Requirement: Retype exactly what runs from the first line of the data to the line with "207000,162500,383000,96700,43600,14000,1757000,782000];", keeping both of those lines and skipping pictures.

Source excerpt:
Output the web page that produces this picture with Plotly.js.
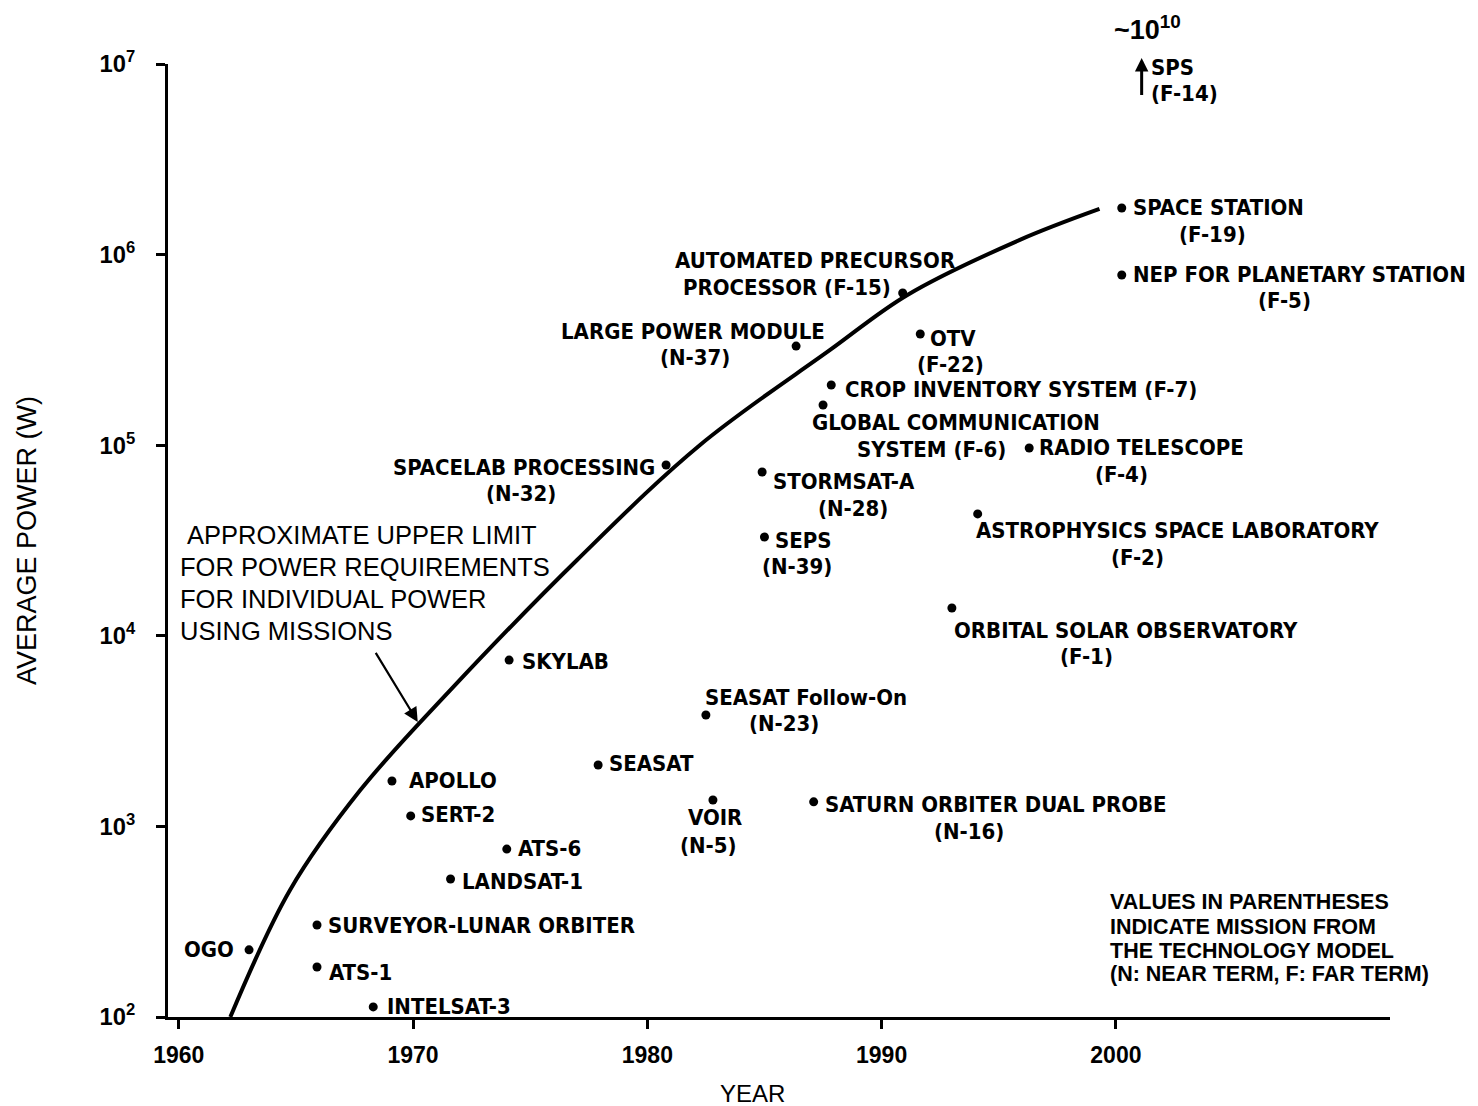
<!DOCTYPE html>
<html>
<head>
<meta charset="utf-8">
<script src="https://cdn.plot.ly/plotly-3.0.1.min.js"></script>
<style>html,body{margin:0;padding:0;background:#fff;}</style>
</head>
<body>
<div id="chart" style="width:1478px;height:1106px;"></div>
<script>
// ---------------- data ----------------
const missions = ["OGO","SURVEYOR-LUNAR ORBITER","ATS-1","INTELSAT-3","APOLLO","SERT-2","ATS-6","LANDSAT-1",
  "SKYLAB","SEASAT","SEASAT Follow-On","VOIR","SATURN ORBITER DUAL PROBE","SPACELAB PROCESSING",
  "LARGE POWER MODULE","AUTOMATED PRECURSOR PROCESSOR","STORMSAT-A","SEPS","CROP INVENTORY SYSTEM",
  "GLOBAL COMMUNICATION SYSTEM","OTV","RADIO TELESCOPE","ASTROPHYSICS SPACE LABORATORY",
  "ORBITAL SOLAR OBSERVATORY","SPACE STATION","NEP FOR PLANETARY STATION"];
const codes = ["","","","","","","","","","","N-23","N-5","N-16","N-32","N-37","F-15","N-28","N-39","F-7",
  "F-6","F-22","F-4","F-2","F-1","F-19","F-5"];
const years = [1963.0,1965.9,1965.9,1968.3,1969.1,1969.9,1974.0,1971.6,1974.1,1977.9,1982.5,1982.8,1987.1,
  1980.8,1986.35,1990.9,1984.9,1985.0,1987.85,1987.5,1991.65,1996.3,1994.1,1993.0,2000.25,2000.25];
const powerW = [225,304,183,113,1730,1135,760,530,7460,2100,3840,1375,1345,78700,331000,629000,72300,33000,
  207000,162500,383000,96700,43600,14000,1757000,782000];

// approximate upper limit curve
const upperLimitYears = [1962.2,1964.75,1967.75,1971.6,1977.0,1982.25,1987.8,1991.1,1995.9,1999.3];
const upperLimitPower = [100,464,1550,5200,25000,100300,316000,614000,1194000,1735000];

// off-scale mission
const spsYear = 2001.1;
const spsLabel = ["SPS","(F-14)","~10<sup>10</sup>"];

const xTickVals = [1960,1970,1980,1990,2000];
const xTickText = ["1960","1970","1980","1990","2000"];

const noteLines = ["VALUES IN PARENTHESES","INDICATE MISSION FROM","THE TECHNOLOGY MODEL","(N: NEAR TERM, F: FAR TERM)"];
const limitLines = ["\u00a0APPROXIMATE UPPER LIMIT","FOR POWER REQUIREMENTS","FOR INDIVIDUAL POWER","USING MISSIONS"];

// ---------------- label placement (pixels relative to each dot) ----------------
// [text, xanchor, xshift, yshift]
const labelSpec = [
  [["OGO","right",-13,0]],
  [["SURVEYOR-LUNAR ORBITER","left",9,-1]],
  [["ATS-1","left",10,-6]],
  [["INTELSAT-3","left",12,0]],
  [["APOLLO","left",15,1]],
  [["SERT-2","left",8,1]],
  [["ATS-6","left",9,1]],
  [["LANDSAT-1","left",9,-3]],
  [["SKYLAB","left",11,-1]],
  [["SEASAT","left",9,1]],
  [["SEASAT Follow-On","left",-3,18],["(N-23)","center",78,-8]],
  [["VOIR","center",2,-17],["(N-5)","center",-4,-45]],
  [["SATURN ORBITER DUAL PROBE","left",9,-3],["(N-16)","center",155,-30]],
  [["SPACELAB PROCESSING","right",-9,-2],["(N-32)","center",-145,-28]],
  [["LARGE POWER MODULE","center",-103,15],["(N-37)","center",-101,-11]],
  [["AUTOMATED PRECURSOR","center",-88,32],["PROCESSOR (F-15)","right",-10,5]],
  [["STORMSAT-A","left",9,-9],["(N-28)","center",91,-36]],
  [["SEPS","left",9,-4],["(N-39)","center",33,-30]],
  [["CROP INVENTORY SYSTEM (F-7)","left",12,-5]],
  [["GLOBAL COMMUNICATION","center",133,-17],["SYSTEM (F-6)","right",185,-44]],
  [["OTV","left",8,-4],["(F-22)","center",30,-30]],
  [["RADIO TELESCOPE","left",8,0],["(F-4)","center",92,-27]],
  [["ASTROPHYSICS SPACE LABORATORY","left",-4,-17],["(F-2)","center",160,-44]],
  [["ORBITAL SOLAR OBSERVATORY","left",0,-23],["(F-1)","center",135,-49]],
  [["SPACE STATION","left",9,0],["(F-19)","center",91,-27]],
  [["NEP FOR PLANETARY STATION","left",9,0],["(F-5)","center",163,-26]]
];

const NARROW = "'Liberation Sans Narrow','Arial Narrow','DejaVu Sans Condensed',sans-serif";
const SANS = "'Liberation Sans',Arial,Helvetica,sans-serif";
const labelFont = {family: NARROW, size: 22, color: "#000", weight: "bold"};

const annotations = [];
labelSpec.forEach((lines, i) => {
  lines.forEach(l => {
    annotations.push({
      x: years[i], y: Math.log10(powerW[i]), xref: "x", yref: "y",
      text: l[0], xanchor: l[1], yanchor: "middle", xshift: l[2], yshift: l[3],
      showarrow: false, font: labelFont
    });
  });
});

// arrow for the upper-limit caption
annotations.push({
  x: 1970.2, y: 3.548, xref: "x", yref: "y", text: " ", showarrow: true,
  ax: -45, ay: -74, arrowhead: 2, arrowsize: 1.3, arrowwidth: 2.2, arrowcolor: "#000", standoff: 0
});
// caption lines
const capTop = 535, capStep = 32;
limitLines.forEach((t, k) => {
  annotations.push({
    x: 0.008, y: (1017 - (capTop + k * capStep)) / 953, xref: "paper", yref: "paper",
    xanchor: "left", yanchor: "middle", align: "left",
    text: t, showarrow: false, font: {family: SANS, size: 25.5, color: "#000"}
  });
});
// note lines
const noteY = [902, 927, 951, 974];
noteLines.forEach((t, k) => {
  annotations.push({
    x: 0.769, y: (1017 - noteY[k]) / 953, xref: "paper", yref: "paper",
    xanchor: "left", yanchor: "middle", align: "left",
    text: t, showarrow: false, font: {family: SANS, size: 21.5, color: "#000", weight: "bold"}
  });
});
// SPS off-scale arrow and labels
annotations.push({
  x: spsYear, y: 1.0063, xref: "x", yref: "paper", text: " ", showarrow: true,
  ax: 0, ay: 47, arrowhead: 2, arrowsize: 0.9, arrowwidth: 3, arrowcolor: "#000", standoff: 0
});
annotations.push({x: spsYear, y: (1017-67)/953, xref: "x", yref: "paper", xanchor: "left", yanchor: "middle",
  xshift: 7, text: spsLabel[0], showarrow: false, font: labelFont});
annotations.push({x: spsYear, y: (1017-93)/953, xref: "x", yref: "paper", xanchor: "left", yanchor: "middle",
  xshift: 7, text: spsLabel[1], showarrow: false, font: labelFont});
annotations.push({x: spsYear, y: (1017-28)/953, xref: "x", yref: "paper", xanchor: "center", yanchor: "middle",
  xshift: 6, text: spsLabel[2], showarrow: false, font: {family: SANS, size: 27, color: "#000", weight: "bold"}});
// x-axis title placed as in the reference (left of centre)
annotations.push({x: (752 - 168) / 1222, y: (1017 - 1093) / 953, xref: "paper", yref: "paper",
  xanchor: "center", yanchor: "middle", text: "YEAR", showarrow: false,
  font: {family: SANS, size: 24, color: "#000"}});

const traces = [
  {
    x: upperLimitYears, y: upperLimitPower, type: "scatter", mode: "lines",
    line: {color: "#000", width: 4, shape: "spline", smoothing: 1},
    hoverinfo: "skip", showlegend: false
  },
  {
    x: years, y: powerW, type: "scatter", mode: "markers",
    marker: {color: "#000", size: 9},
    text: missions.map((m, i) => codes[i] ? m + " (" + codes[i] + ")" : m),
    hoverinfo: "text", showlegend: false
  }
];

const layout = {
  width: 1478, height: 1106,
  margin: {l: 168, r: 88, t: 64, b: 89},
  paper_bgcolor: "#fff", plot_bgcolor: "#fff",
  showlegend: false,
  xaxis: {
    range: [1959.54, 2011.7], tickmode: "array", tickvals: xTickVals, ticktext: xTickText,
    ticks: "outside", ticklen: 9, tickwidth: 3, tickcolor: "#000",
    showline: true, linewidth: 3, linecolor: "#000", mirror: false,
    showgrid: false, zeroline: false, automargin: false, ticklabelstandoff: 6,
    tickfont: {family: SANS, size: 23, color: "#000", weight: "bold"}
  },
  yaxis: {
    type: "log", range: [2, 7], tickmode: "linear", tick0: 0, dtick: 1, exponentformat: "power",
    ticks: "outside", ticklen: 9, tickwidth: 3, tickcolor: "#000",
    showline: true, linewidth: 3, linecolor: "#000",
    showgrid: false, zeroline: false, automargin: false, ticklabelstandoff: 17,
    tickfont: {family: SANS, size: 19, color: "#000", weight: "bold"},
    title: {text: "AVERAGE POWER (W)", font: {family: SANS, size: 27, color: "#000"}, standoff: 56}
  },
  annotations: annotations
};

Plotly.newPlot("chart", traces, layout, {displayModeBar: false, staticPlot: true});
</script>
</body>
</html>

Correct output:
Output the web page that produces this picture with Plotly.js.
<!DOCTYPE html>
<html>
<head>
<meta charset="utf-8">
<script src="https://cdn.plot.ly/plotly-3.0.1.min.js"></script>
<style>html,body{margin:0;padding:0;background:#fff;}</style>
</head>
<body>
<div id="chart" style="width:1478px;height:1106px;"></div>
<script>
// ---------------- data ----------------
const missions = ["OGO","SURVEYOR-LUNAR ORBITER","ATS-1","INTELSAT-3","APOLLO","SERT-2","ATS-6","LANDSAT-1",
  "SKYLAB","SEASAT","SEASAT Follow-On","VOIR","SATURN ORBITER DUAL PROBE","SPACELAB PROCESSING",
  "LARGE POWER MODULE","AUTOMATED PRECURSOR PROCESSOR","STORMSAT-A","SEPS","CROP INVENTORY SYSTEM",
  "GLOBAL COMMUNICATION SYSTEM","OTV","RADIO TELESCOPE","ASTROPHYSICS SPACE LABORATORY",
  "ORBITAL SOLAR OBSERVATORY","SPACE STATION","NEP FOR PLANETARY STATION"];
const codes = ["","","","","","","","","","","N-23","N-5","N-16","N-32","N-37","F-15","N-28","N-39","F-7",
  "F-6","F-22","F-4","F-2","F-1","F-19","F-5"];
const years = [1963.0,1965.9,1965.9,1968.3,1969.1,1969.9,1974.0,1971.6,1974.1,1977.9,1982.5,1982.8,1987.1,
  1980.8,1986.35,1990.9,1984.9,1985.0,1987.85,1987.5,1991.65,1996.3,1994.1,1993.0,2000.25,2000.25];
const powerW = [225,304,183,113,1730,1135,760,530,7460,2100,3840,1375,1345,78700,331000,629000,72300,33000,
  207000,162500,383000,96700,43600,14000,1757000,782000];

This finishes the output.